Bogislaw XIII (Bogusław XIII) of Pomerania (9 August 1544 – 7 March 1606, Stettin; Polish: Szczecin), son of Philip I and Maria of Saxony, was a prince of Stettin and Wolgast, and a member of the Griffins.

Bogislaw studied at the University of Greifswald at the age of 14. At first, he was co-regent with his brother Johann Friedrich of Pomerania-Wolgast, but in 1569 he settled with control over Barth and Neuenkamp. There, he founded a printing house in 1582, publishing in 1588 the "Barther Bible", a bible in the Low German language, as translated by Johannes Bugenhagen. In 1587 he founded Franzburg to compete with Stralsund.

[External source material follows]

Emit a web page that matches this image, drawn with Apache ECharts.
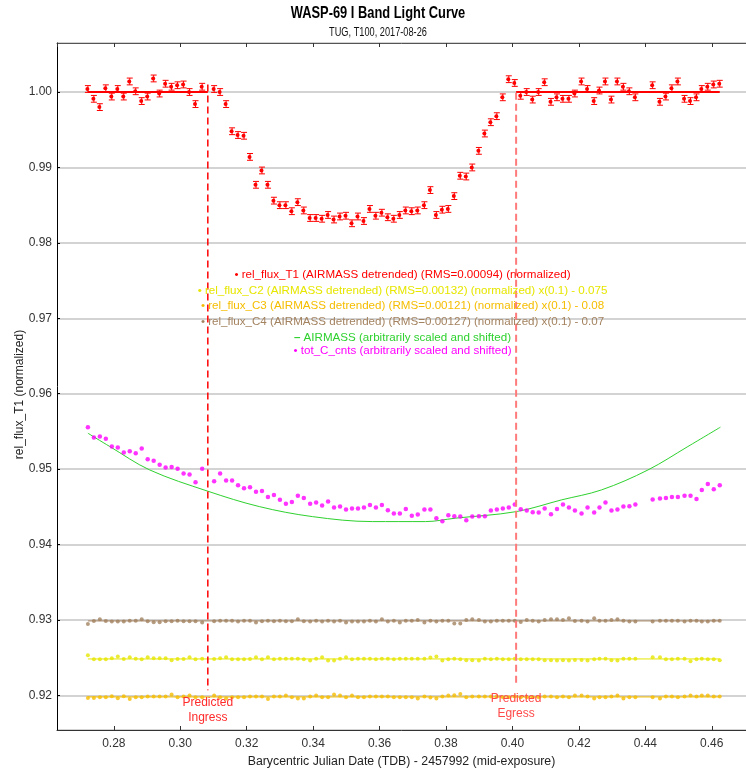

From 1603 until his death, he ruled in Pomerania-Stettin, which he inherited under the Inheritance Treat of Jasenitz of 1509 in case his two brothers John Frederick (d. 1600) and Barnim X (d. 1603) would both die childless.  He kept his residence in Barth, and his eldest son, Philip II, acted as governor in Stettin.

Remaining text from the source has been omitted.